[start Working data]

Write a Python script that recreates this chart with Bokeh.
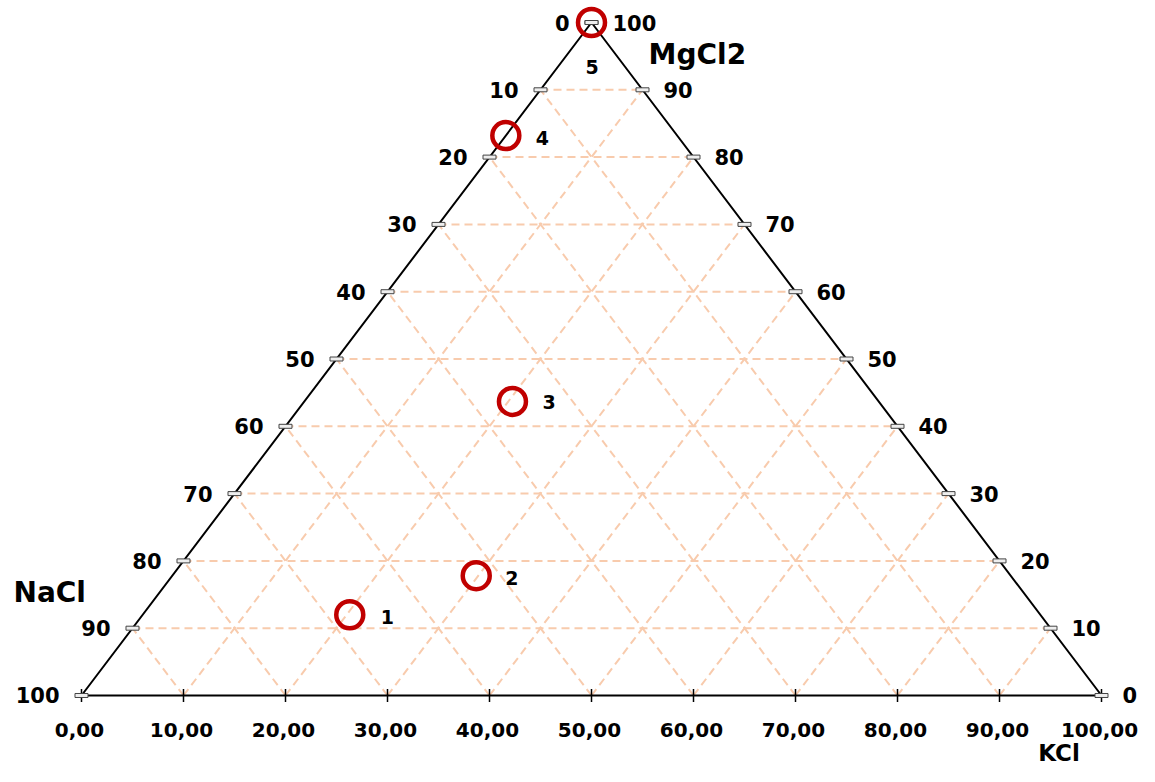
import numpy as np
from bokeh.plotting import figure
from bokeh.models import ColumnDataSource, Range1d
from bokeh.embed import file_html
from bokeh.resources import INLINE
from bokeh.core.properties import value

# ---------------- data ----------------
point_labels = ["1", "2", "3", "4", "5"]
nacl = [67.7, 52.4, 35.9, 16.8, 0.0]
kcl = [20.3, 29.8, 20.4, 0.0, 0.0]
mgcl2 = [12.0, 17.8, 43.7, 83.2, 100.0]

tick_values = [0, 10, 20, 30, 40, 50, 60, 70, 80, 90, 100]
bottom_tick_labels = ["0,00", "10,00", "20,00", "30,00", "40,00", "50,00",
                      "60,00", "70,00", "80,00", "90,00", "100,00"]
nacl_tick_labels = ["0", "10", "20", "30", "40", "50", "60", "70", "80", "90", "100"]
mgcl2_tick_labels = ["0", "10", "20", "30", "40", "50", "60", "70", "80", "90", "100"]
grid_values = [10, 20, 30, 40, 50, 60, 70, 80, 90]

# ---------------- style ----------------
FONT = value("DejaVu Sans")
GRID_COLOR = "#F8CBAD"
POINT_COLOR = "#C00000"
label_x_off = [31, 29, 30, 30, -6]
label_y_off = [2, 2, 1, 2, 44]


def tern(na, k, mg):
    na, k, mg = np.asarray(na, float), np.asarray(k, float), np.asarray(mg, float)
    return k + mg / 2.0, mg


p = figure(width=1139, height=766, output_backend="svg", toolbar_location=None,
           x_range=Range1d(-7.941, 103.725), y_range=Range1d(-10.55, 103.27),
           min_border=0)
p.axis.visible = False
p.xgrid.visible = False
p.ygrid.visible = False
p.outline_line_color = None
p.background_fill_color = "white"

gv = np.array(grid_values, float)
# horizontal grid (constant MgCl2)
hx0, hy0 = tern(100 - gv, 0 * gv, gv)
hx1, hy1 = tern(0 * gv, 100 - gv, gv)
# constant KCl
kx0, ky0 = tern(100 - gv, gv, 0 * gv)
kx1, ky1 = tern(0 * gv, gv, 100 - gv)
# constant NaCl
nx0, ny0 = tern(gv, 100 - gv, 0 * gv)
nx1, ny1 = tern(gv, 0 * gv, 100 - gv)
for a, b, c, d in [(hx0, hy0, hx1, hy1), (kx0, ky0, kx1, ky1), (nx0, ny0, nx1, ny1)]:
    p.segment(x0=a, y0=b, x1=c, y1=d, line_color=GRID_COLOR, line_width=2,
              line_dash="8 5")

# triangle
tx, ty = tern([100, 0, 0, 100], [0, 100, 0, 0], [0, 0, 100, 0])
p.line(tx, ty, line_color="black", line_width=2)

tv = np.array(tick_values, float)
# bottom ticks (KCl)
bx, by = tern(100 - tv, tv, 0 * tv)
p.scatter(bx, by, marker="dash", size=13, angle=np.pi / 2, line_color="black",
          line_width=1.5)
p.text(bx, by, text=bottom_tick_labels, text_font=FONT, text_font_style="bold",
       text_font_size="20px", text_align="center", text_baseline="middle",
       x_offset=-2, y_offset=35, text_color="black")

# left ticks (NaCl)
lx, ly = tern(tv, 0 * tv, 100 - tv)
p.rect(lx, ly, width=13, height=4, width_units="screen", height_units="screen",
       fill_color="#eeeeee", line_color="#444444", line_width=1)
p.text(lx, ly, text=nacl_tick_labels, text_font=FONT, text_font_style="bold",
       text_font_size="21px", text_align="right", text_baseline="middle",
       x_offset=-22, text_color="black")

# right ticks (MgCl2)
rx, ry = tern(0 * tv, 100 - tv, tv)
p.rect(rx, ry, width=13, height=4, width_units="screen", height_units="screen",
       fill_color="#eeeeee", line_color="#444444", line_width=1)
p.text(rx, ry, text=mgcl2_tick_labels, text_font=FONT, text_font_style="bold",
       text_font_size="21px", text_align="left", text_baseline="middle",
       x_offset=21, text_color="black")

# axis titles
p.text([-6.67], [15.3], text=["NaCl"], text_font=FONT, text_font_style="bold",
       text_font_size="28px", text_align="left", text_baseline="middle")
p.text([55.6], [95.2], text=["MgCl2"], text_font=FONT, text_font_style="bold",
       text_font_size="28px", text_align="left", text_baseline="middle")
p.text([93.8], [-8.5], text=["KCl"], text_font=FONT, text_font_style="bold",
       text_font_size="23px", text_align="left", text_baseline="alphabetic")

# points
px_, py_ = tern(nacl, kcl, mgcl2)
src = ColumnDataSource(dict(x=px_, y=py_, lab=point_labels,
                            xo=label_x_off, yo=label_y_off))
p.scatter("x", "y", source=src, marker="circle", size=27, fill_color=None,
          line_color=POINT_COLOR, line_width=4.5)
p.text("x", "y", text="lab", source=src, x_offset="xo", y_offset="yo",
       text_font=FONT, text_font_style="bold", text_font_size="19px",
       text_align="left", text_baseline="middle", text_color="black")

open("out.html", "w").write(file_html(p, INLINE))
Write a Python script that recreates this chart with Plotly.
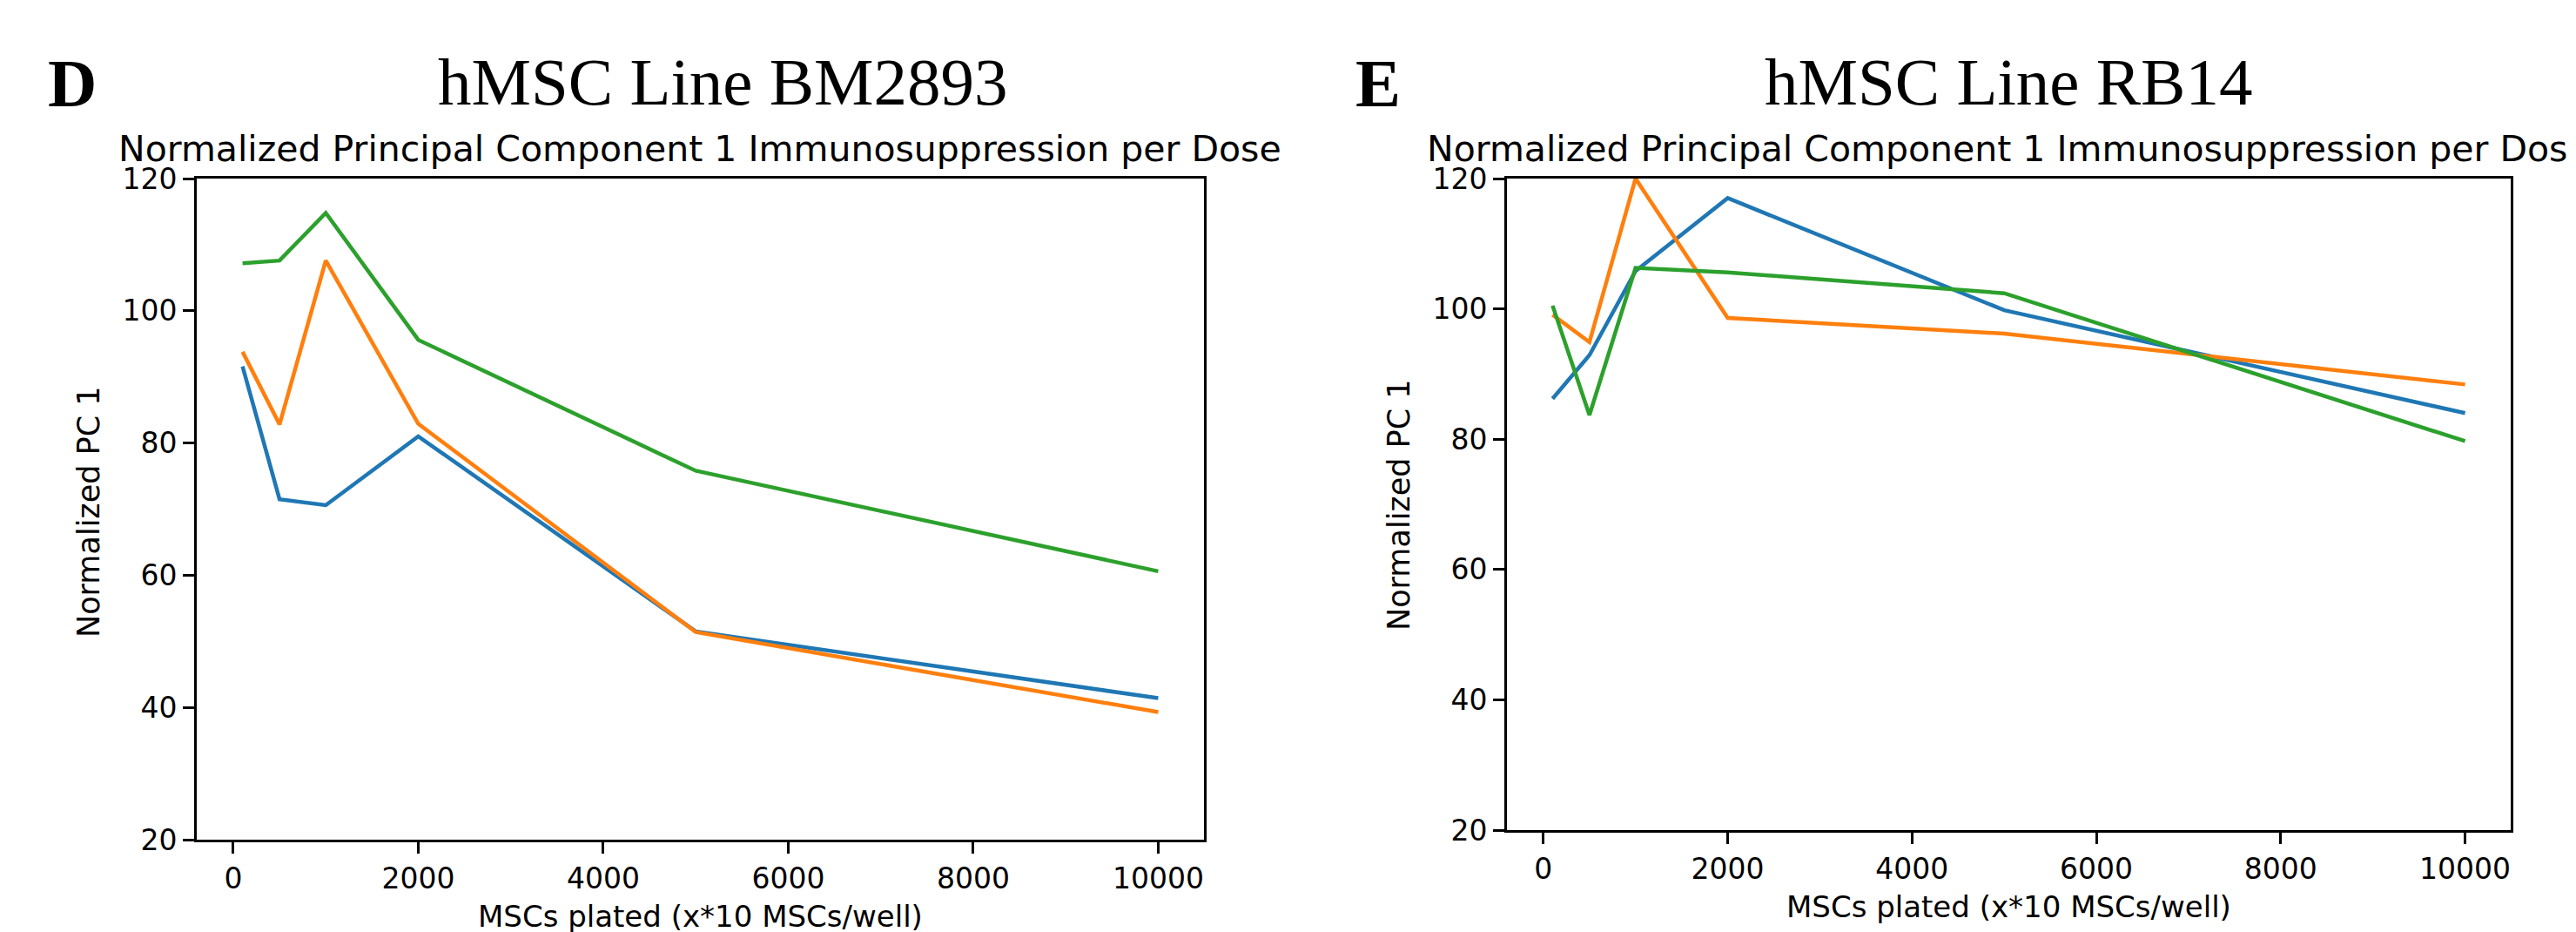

[end Working data]

Do this:
Only lines belong in the copy: transcribe those from the start of the data through the line that contains "grid_values = [10, 20, 30, 40, 50, 60, 70, 80, 90]", and skip the pictures.

Response:
Write a Python script that recreates this chart with Bokeh.
import numpy as np
from bokeh.plotting import figure
from bokeh.models import ColumnDataSource, Range1d
from bokeh.embed import file_html
from bokeh.resources import INLINE
from bokeh.core.properties import value

# ---------------- data ----------------
point_labels = ["1", "2", "3", "4", "5"]
nacl = [67.7, 52.4, 35.9, 16.8, 0.0]
kcl = [20.3, 29.8, 20.4, 0.0, 0.0]
mgcl2 = [12.0, 17.8, 43.7, 83.2, 100.0]

tick_values = [0, 10, 20, 30, 40, 50, 60, 70, 80, 90, 100]
bottom_tick_labels = ["0,00", "10,00", "20,00", "30,00", "40,00", "50,00",
                      "60,00", "70,00", "80,00", "90,00", "100,00"]
nacl_tick_labels = ["0", "10", "20", "30", "40", "50", "60", "70", "80", "90", "100"]
mgcl2_tick_labels = ["0", "10", "20", "30", "40", "50", "60", "70", "80", "90", "100"]
grid_values = [10, 20, 30, 40, 50, 60, 70, 80, 90]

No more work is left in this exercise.